According to documents dated September 7 on a Supreme People’s Court website, Leshi Holding (Beijing), a unit controlled by Jia, and Leshi Yidong, the mobile affiliate of LeEco group, have a total unpaid debt of 107 million yuan (US$16.38 million). The reason given for listing them as defaulters is that they “are able to repay the money but refuse to do so.”
“The listed debts of the two companies are just the tip of iceberg for LeEco,” said Hu Jiaming, a Shanghai-based analyst with Capital Securities. “One of the challenges the group has been facing is to decide whether to repay the debts first or use the money to expand the business first.”
Cheng Shisheng, an executive of Leshi Holding, said in a statement that “the company’s asset value is much higher than its debt and it is capable of repaying all debts” and that it is “actively disposing its non-listed assets”.
The supreme court’s move comes as LeEco battles to stay afloat amid a pile of mounting debt.
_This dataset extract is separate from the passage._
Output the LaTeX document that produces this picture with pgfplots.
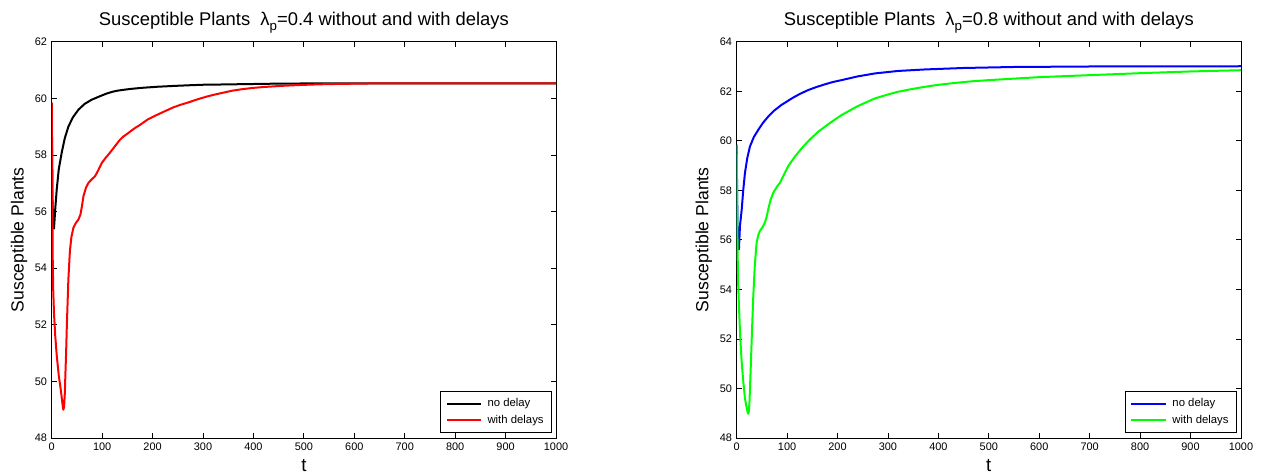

Jia once envisioned building his company into a global empire capable of taking on the American tech giants by making expensive forays into smartphones, television manufacturing and electric car development.
Among the two blacklisted companies’ creditors are Hong Kong-listed AAC Technologies and Changzhou-based Lisheng Technologies, both suppliers of LeEco’s mobile affiliate.
Jia, the 44-year-old founder of LeEco, announced in November that the firm was facing a cash crunch and admitted earlier this year that the problem was bigger than he had thought, because a 16.8 billion yuan strategic investment by property tycoon Sun Hongbin of Sunac China in January had not helped.
Since then, things have gone from bad to worse. Mainland technology news website 36kr reported that LeEco was 34.3 billion yuan in debt, excluding what it owes its suppliers, as of March 31. LeEco, however, said that amount was an overestimate.